▶ **WHAT THE TASK REQUIRES**
Return the lines that follow, exactly as they appear, from the first through the one containing "const seriesNames = ['k1', 'k2', 'k3', 'k4'];"; no pictures are to be included.

▶ **GIVEN DATA**
****

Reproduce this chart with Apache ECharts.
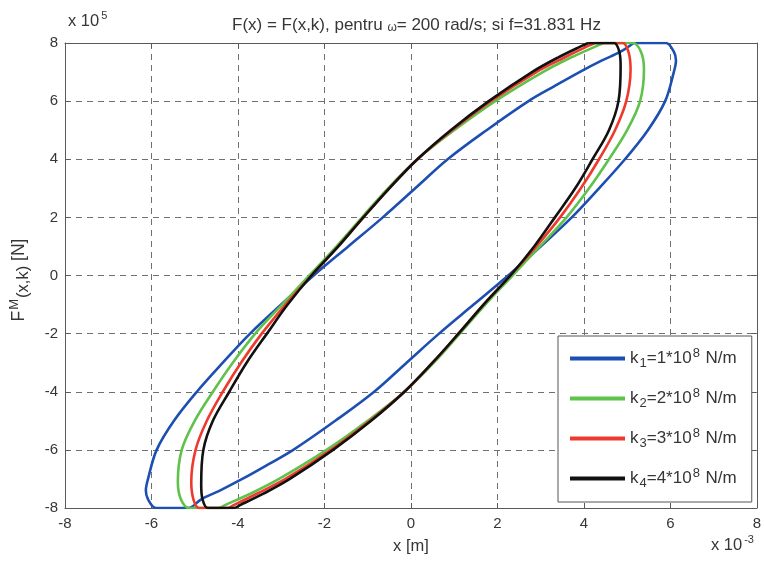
<!DOCTYPE html>
<html>
<head>
<meta charset="utf-8">
<script src="https://cdn.jsdelivr.net/npm/echarts@6/dist/echarts.min.js"></script>
<style>
  html, body { margin: 0; padding: 0; background: #fff; }
  #chart { width: 764px; height: 565px; }
</style>
</head>
<body>
<div id="chart"></div>
<script>
// Axis ticks (x in 1e-3 m, force in 1e5 N)
const xTicks = [-8, -6, -4, -2, 0, 2, 4, 6, 8];
const yTicks = [-8, -6, -4, -2, 0, 2, 4, 6, 8];

// Stiffness values k_i (in 1e8 N/m), one hysteresis loop each
const stiffness = [1, 2, 3, 4];
const seriesNames = ['k1', 'k2', 'k3', 'k4'];

// Loop for k1 = 1e8 N/m, [x, F] pairs, traced clockwise from the top edge
const loopK1 = [
  [5.15, 8], [5.5, 8], [5.9, 8], [6.08, 7.7], [6.13, 7.4], [6.08, 7.0], [5.88, 6], [5.48, 5],
  [4.95, 4], [4.35, 3], [3.72, 2], [3.0, 1], [2.25, 0], [1.45, -1], [0.65, -2], [-0.1, -3],
  [-0.85, -4], [-1.75, -5], [-2.72, -6], [-3.3, -6.5], [-3.9, -7], [-4.42, -7.4], [-4.85, -7.7],
  [-5.15, -8], [-5.5, -8], [-5.9, -8], [-6.08, -7.7], [-6.13, -7.4], [-6.08, -7.0], [-5.88, -6],
  [-5.48, -5], [-4.95, -4], [-4.35, -3], [-3.72, -2], [-3.0, -1], [-2.25, 0], [-1.45, 1],
  [-0.65, 2], [0.1, 3], [0.85, 4], [1.75, 5], [2.72, 6], [3.3, 6.5], [3.9, 7], [4.42, 7.4],
  [4.85, 7.7], [5.15, 8]
];

// Loop for k2 = 2e8 N/m
const loopK2 = [
  [4.45, 8], [4.8, 8], [5.13, 8], [5.32, 7.7], [5.39, 7.1], [5.3, 6], [5.0, 5], [4.58, 4],
  [4.12, 3], [3.6, 2], [2.98, 1], [2.35, 0], [1.72, -1], [1.13, -2], [0.53, -3], [-0.15, -4],
  [-1.0, -5], [-1.95, -6], [-3.05, -7], [-3.7, -7.5], [-4.3, -7.9], [-4.45, -8], [-4.8, -8],
  [-5.13, -8], [-5.32, -7.7], [-5.39, -7.1], [-5.3, -6], [-5.0, -5], [-4.58, -4], [-4.12, -3],
  [-3.6, -2], [-2.98, -1], [-2.35, 0], [-1.72, 1], [-1.13, 2], [-0.53, 3], [0.15, 4], [1.0, 5],
  [1.95, 6], [3.05, 7], [3.7, 7.5], [4.3, 7.9], [4.45, 8]
];

// Loop for k3 = 3e8 N/m
const loopK3 = [
  [4.25, 8], [4.6, 8], [4.9, 8], [5.03, 7.7], [5.08, 7.1], [4.98, 6], [4.72, 5], [4.35, 4],
  [3.93, 3], [3.45, 2], [2.9, 1], [2.3, 0], [1.68, -1], [1.1, -2], [0.5, -3], [-0.15, -4],
  [-0.95, -5], [-1.85, -6], [-2.9, -7], [-3.55, -7.5], [-4.1, -7.9], [-4.25, -8], [-4.6, -8],
  [-4.9, -8], [-5.03, -7.7], [-5.08, -7.1], [-4.98, -6], [-4.72, -5], [-4.35, -4], [-3.93, -3],
  [-3.45, -2], [-2.9, -1], [-2.3, 0], [-1.68, 1], [-1.1, 2], [-0.5, 3], [0.15, 4], [0.95, 5],
  [1.85, 6], [2.9, 7], [3.55, 7.5], [4.1, 7.9], [4.25, 8]
];

// Loop for k4 = 4e8 N/m
const loopK4 = [
  [4.1, 8], [4.4, 8], [4.7, 8], [4.82, 7.7], [4.85, 7.2], [4.8, 6], [4.58, 5], [4.2, 4],
  [3.8, 3], [3.33, 2], [2.85, 1], [2.3, 0], [1.68, -1], [1.1, -2], [0.5, -3], [-0.15, -4],
  [-0.92, -5], [-1.8, -6], [-2.8, -7], [-3.4, -7.5], [-3.95, -7.9], [-4.1, -8], [-4.4, -8],
  [-4.7, -8], [-4.82, -7.7], [-4.85, -7.2], [-4.8, -6], [-4.58, -5], [-4.2, -4], [-3.8, -3],
  [-3.33, -2], [-2.85, -1], [-2.3, 0], [-1.68, 1], [-1.1, 2], [-0.5, 3], [0.15, 4], [0.92, 5],
  [1.8, 6], [2.8, 7], [3.4, 7.5], [3.95, 7.9], [4.1, 8]
];

const loops = [loopK1, loopK2, loopK3, loopK4];
const lineColors = ['#1d4fb3', '#5fc24a', '#ee3a2c', '#111111'];

const FONT = '"Liberation Sans", Arial, sans-serif';
const axisGray = '#5a5a5a';
const textGray = '#363636';

const chart = echarts.init(document.getElementById('chart'), null, { renderer: 'canvas' });

function frameAxis(pos, showLabels) {
  return {
    type: 'value',
    position: pos,
    min: -8, max: 8, interval: 2,
    axisLine: { show: true, onZero: false, lineStyle: { color: axisGray, width: 1 } },
    axisTick: { show: true, inside: true, length: 5, lineStyle: { color: axisGray } },
    axisLabel: showLabels
      ? { show: true, fontFamily: FONT, fontSize: 15, color: textGray }
      : { show: false },
    splitLine: showLabels
      ? { show: true, lineStyle: { color: '#707070', type: [6, 5], width: 1 } }
      : { show: false }
  };
}

const xMain = frameAxis('bottom', true);
xMain.axisLabel.margin = 8;
xMain.axisLabel.formatter = v => (xTicks.includes(v) ? String(v) : '');
xMain.name = 'x [m]';
xMain.nameLocation = 'middle';
xMain.nameGap = 30;
xMain.nameTextStyle = { fontFamily: FONT, fontSize: 16.5, color: textGray };

const yMain = frameAxis('left', true);
yMain.axisLabel.margin = 7;
yMain.axisLabel.formatter = v => (yTicks.includes(v) ? String(v) : '');

const legendLabels = stiffness.map((k, i) =>
  '{t|k}{sub|' + (i + 1) + '}{t|=' + k + '*10}{sup|8}{t| N/m}'
);

const option = {
  animation: false,
  backgroundColor: '#ffffff',
  title: {
    text: '{a|F(x) = F(x,k), pentru }{w|ω}{a|= 200 rad/s; si f=31.831 Hz}',
    left: 227,
    top: 11,
    textStyle: {
      fontWeight: 'normal',
      rich: {
        a: { fontFamily: FONT, fontSize: 17, fontWeight: 'normal', color: textGray },
        w: { fontFamily: FONT, fontSize: 12, fontWeight: 'normal', color: textGray, padding: [6, 0, 0, 0] }
      }
    }
  },
  grid: { left: 65, right: 7, top: 43, bottom: 57, containLabel: false },
  xAxis: [xMain, frameAxis('top', false)],
  yAxis: [yMain, frameAxis('right', false)],
  legend: {
    data: seriesNames,
    orient: 'vertical',
    left: 558,
    top: 336,
    padding: [11, 15, 12, 10],
    itemWidth: 55,
    itemHeight: 20,
    itemGap: 17,
    backgroundColor: '#ffffff',
    borderColor: '#555',
    borderWidth: 1,
    borderRadius: 0,
    lineStyle: { width: 4 },
    itemStyle: { color: 'rgba(0,0,0,0)', borderWidth: 0, opacity: 0 },
    formatter: name => legendLabels[seriesNames.indexOf(name)],
    textStyle: {
      fontFamily: FONT,
      fontSize: 17,
      color: textGray,
      rich: {
        t: { fontFamily: FONT, fontSize: 17, color: textGray },
        sub: { fontFamily: FONT, fontSize: 13, color: textGray, padding: [10, 0, 0, 1] },
        sup: { fontFamily: FONT, fontSize: 13, color: textGray, padding: [0, 1, 10, 1] }
      }
    }
  },
  graphic: [
    {
      type: 'text', left: 68, top: 10,
      style: {
        text: '{a|x 10}{s|5}',
        rich: {
          a: { fontFamily: FONT, fontSize: 16.5, fill: textGray },
          s: { fontFamily: FONT, fontSize: 11, fill: textGray, padding: [0, 0, 12, 2] }
        }
      }
    },
    {
      type: 'text', left: 711, top: 534,
      style: {
        text: '{a|x 10}{s|-3}',
        rich: {
          a: { fontFamily: FONT, fontSize: 16.5, fill: textGray },
          s: { fontFamily: FONT, fontSize: 11, fill: textGray, padding: [0, 0, 12, 2] }
        }
      }
    },
    {
      type: 'text', x: 19, y: 280, rotation: Math.PI / 2,
      style: {
        text: '{a|F}{sup|M}{sub|(x,k)}{a| [N]}',
        align: 'center',
        verticalAlign: 'middle',
        rich: {
          a: { fontFamily: FONT, fontSize: 17.5, fill: textGray },
          sup: { fontFamily: FONT, fontSize: 13, fill: textGray, padding: [0, 1, 10, 1] },
          sub: { fontFamily: FONT, fontSize: 16.5, fill: textGray, padding: [8, 0, 0, 0] }
        }
      }
    }
  ],
  series: loops.map((pts, i) => ({
    name: seriesNames[i],
    type: 'line',
    xAxisIndex: 0,
    yAxisIndex: 0,
    data: pts,
    showSymbol: false,
    symbol: 'none',
    smooth: 0.35,
    clip: true,
    z: 3 + i,
    lineStyle: { color: lineColors[i], width: 2.6 },
    itemStyle: { color: lineColors[i] }
  }))
};

chart.setOption(option);
</script>
</body>
</html>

****

▶ **SOLUTION**
Reproduce this chart with Apache ECharts.
<!DOCTYPE html>
<html>
<head>
<meta charset="utf-8">
<script src="https://cdn.jsdelivr.net/npm/echarts@6/dist/echarts.min.js"></script>
<style>
  html, body { margin: 0; padding: 0; background: #fff; }
  #chart { width: 764px; height: 565px; }
</style>
</head>
<body>
<div id="chart"></div>
<script>
// Axis ticks (x in 1e-3 m, force in 1e5 N)
const xTicks = [-8, -6, -4, -2, 0, 2, 4, 6, 8];
const yTicks = [-8, -6, -4, -2, 0, 2, 4, 6, 8];

// Stiffness values k_i (in 1e8 N/m), one hysteresis loop each
const stiffness = [1, 2, 3, 4];
const seriesNames = ['k1', 'k2', 'k3', 'k4'];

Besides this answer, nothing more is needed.